Bill Camkin
- Born: 1894 England
- Died: 25 April 1956
- Sport country: England
- Professional: 1927–1930

= Bill Camkin =

English football administrator (1894–1956)

William Alexander Camkin (1894 – 26 April 1956) was an English billiard hall owner who came to prominence in the early years of the World Snooker Championship, when many of the tournament's matches were held at his clubs.

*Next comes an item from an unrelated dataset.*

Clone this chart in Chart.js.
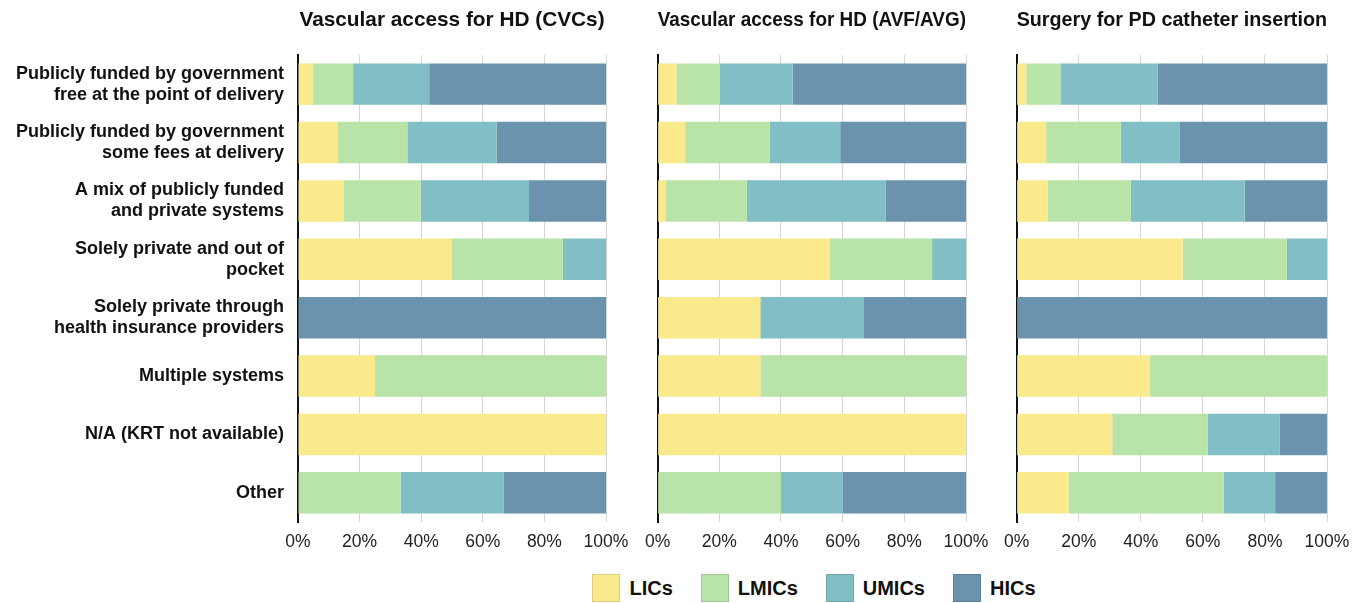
<!DOCTYPE html>
<html>
<head>
<meta charset="utf-8">
<script src="https://cdn.jsdelivr.net/npm/chart.js@4/dist/chart.umd.min.js"></script>
<style>
  html, body { margin: 0; padding: 0; background: #fff; }
  body { width: 1362px; height: 603px; position: relative; overflow: hidden; font-family: "Liberation Sans", Arial, sans-serif; }
  .panel { position: absolute; top: 0; height: 571px; }
  #legend { position: absolute; left: 0; width: 1362px; top: 574px; display: flex; justify-content: center; padding-left: 266px; box-sizing: border-box; }
  .item { display: flex; align-items: center; margin: 0 14px; font-weight: bold; font-size: 20px; color: #111; }
  .box { width: 28px; height: 28px; margin-right: 9px; box-sizing: border-box; border: 1px solid rgba(0,0,0,0.12); }
</style>
</head>
<body>
<div class="panel" style="left:0;width:640px"><canvas id="c1"></canvas></div>
<div class="panel" style="left:635px;width:364px"><canvas id="c2"></canvas></div>
<div class="panel" style="left:994px;width:368px"><canvas id="c3"></canvas></div>
<div id="legend"></div>
<script>
const categories = [
  ['Publicly funded by government', 'free at the point of delivery'],
  ['Publicly funded by government', 'some fees at delivery'],
  ['A mix of publicly funded', 'and private systems'],
  ['Solely private and out of', 'pocket'],
  ['Solely private through', 'health insurance providers'],
  'Multiple systems',
  'N/A (KRT not available)',
  'Other'
];
const groups = ['LICs', 'LMICs', 'UMICs', 'HICs'];
const groupColors = ['#f9ea8c', '#b8e3a9', '#81bec5', '#6c93ad'];
const xTicks = [0, 20, 40, 60, 80, 100];

const titles = [
  'Vascular access for HD (CVCs)',
  'Vascular access for HD (AVF/AVG)',
  'Surgery for PD catheter insertion'
];

// percent shares per row: LICs, LMICs, UMICs, HICs
const cvcLIC  = [4.7, 12.8, 14.9, 50, 0, 25, 100, 0];
const cvcLMIC = [13.2, 22.7, 24.9, 36, 0, 75, 0, 33.3];
const cvcUMIC = [24.7, 29.0, 35.2, 14, 0, 0, 0, 33.4];
const cvcHIC  = [57.4, 35.5, 25.0, 0, 100, 0, 0, 33.3];

const avfLIC  = [6.1, 8.9, 2.5, 55.8, 33.3, 33.3, 100, 0];
const avfLMIC = [14.1, 27.4, 26.4, 33.2, 0, 66.7, 0, 40];
const avfUMIC = [23.6, 22.9, 45.1, 11.0, 33.4, 0, 0, 20];
const avfHIC  = [56.2, 40.8, 26.0, 0, 33.3, 0, 0, 40];

const pdLIC  = [3.1, 9.5, 10.0, 53.5, 0, 42.9, 30.8, 16.7];
const pdLMIC = [11.0, 24.0, 26.8, 33.5, 0, 57.1, 30.8, 50];
const pdUMIC = [31.4, 19.1, 36.7, 13.0, 0, 0, 23.1, 16.6];
const pdHIC  = [54.5, 47.4, 26.5, 0, 100, 0, 15.3, 16.7];

const panelData = [
  [cvcLIC, cvcLMIC, cvcUMIC, cvcHIC],
  [avfLIC, avfLMIC, avfUMIC, avfHIC],
  [pdLIC, pdLMIC, pdUMIC, pdHIC]
];

function makeChart(id, idx, yWidth, showLabels, padRight) {
  const ctx = document.getElementById(id).getContext('2d');
  return new Chart(ctx, {
    type: 'bar',
    data: {
      labels: categories,
      datasets: groups.map((g, i) => ({
        label: g,
        data: panelData[idx][i],
        backgroundColor: groupColors[i],
        borderWidth: 0,
        barPercentage: 0.71,
        categoryPercentage: 1
      }))
    },
    options: {
      indexAxis: 'y',
      responsive: true,
      maintainAspectRatio: false,
      animation: false,
      layout: { padding: { top: 6, right: padRight, bottom: 8, left: 0 } },
      plugins: {
        legend: { display: false },
        tooltip: { enabled: false },
        title: {
          display: true,
          text: titles[idx],
          fullSize: false,
          color: '#111',
          font: { family: '"Liberation Sans", Arial, sans-serif', size: 20.8, weight: 'bold' },
          padding: { top: 2, bottom: 22 }
        }
      },
      scales: {
        x: {
          stacked: true,
          min: 0,
          max: 100,
          afterBuildTicks: s => { s.ticks = xTicks.map(v => ({ value: v })); },
          grid: { color: '#d6d6d6', lineWidth: 1, drawTicks: false },
          border: { display: false },
          ticks: {
            color: '#222',
            padding: 10,
            font: { family: '"Liberation Sans", Arial, sans-serif', size: 17.5 },
            callback: v => v + '%'
          }
        },
        y: {
          stacked: true,
          grid: { display: false, drawTicks: false },
          border: { display: true, color: '#111', width: 2 },
          afterFit: s => { s.width = yWidth; },
          ticks: {
            display: showLabels,
            color: '#111',
            padding: 14,
            font: { family: '"Liberation Sans", Arial, sans-serif', size: 18, weight: 'bold', lineHeight: 1.17 }
          }
        }
      }
    }
  });
}

makeChart('c1', 0, 298, true, 34);
makeChart('c2', 1, 21, false, 33);
makeChart('c3', 2, 21, false, 35);

// legend
const legend = document.getElementById('legend');
groups.forEach((g, i) => {
  const item = document.createElement('div');
  item.className = 'item';
  const box = document.createElement('div');
  box.className = 'box';
  box.style.background = groupColors[i];
  const label = document.createElement('span');
  label.textContent = g;
  item.appendChild(box);
  item.appendChild(label);
  legend.appendChild(item);
});
</script>
</body>
</html>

He was involved in various aspects of billiards and snooker, initially renovating and supplying tables and later supplying equipment and promoting events and refereeing matches. During the Second World War he acted as secretary-manager of Birmingham City F.C.

==Birth==
Camkin was born in Willesden, London.

==Camkin's Hall==
Camkin ran a billiards hall on John Bright Street, Birmingham known as Camkin's Hall. This hall was used for a number of World Snooker Championship matches from 1927 to 1930, including the 1927 and 1928 finals. Camkin himself was the referee for the 1927 final. In 1928 it was the first venue outside London to be used for the final stages of the English Amateur Championship.

==Birmingham City F.C.==
Camkin was appointed honorary managing-director of Birmingham F.C. in September 1939, and when W. H. Grady died in 1941, took over secretarial duties in addition. Team manager George Liddell had resigned on the outbreak of war, and Camkin, together with trainer George Blackburn, oversaw team affairs until November 1944, when Ted Goodier took over as caretaker manager. Although the Football League was suspended for the duration of hostilities, Birmingham competed in regional league and cup matches. Camkin remained on the club's board of directors until ill-health forced his retirement in 1951, when he was elected as vice-president of the club.

==Death==
Camkin died at his home in Leamington, Warwickshire on 26 April 1956 aged 61.

==Family==
His son John Camkin, a journalist and broadcaster, who lived in Leamington Spa served on the board of Coventry City and was secretary of the League Managers Association. In the 1970s he owned a string of travel agencies (Camkin Travel) in the Midlands that were eventually sold to the Lunn Poly/Thomson Group.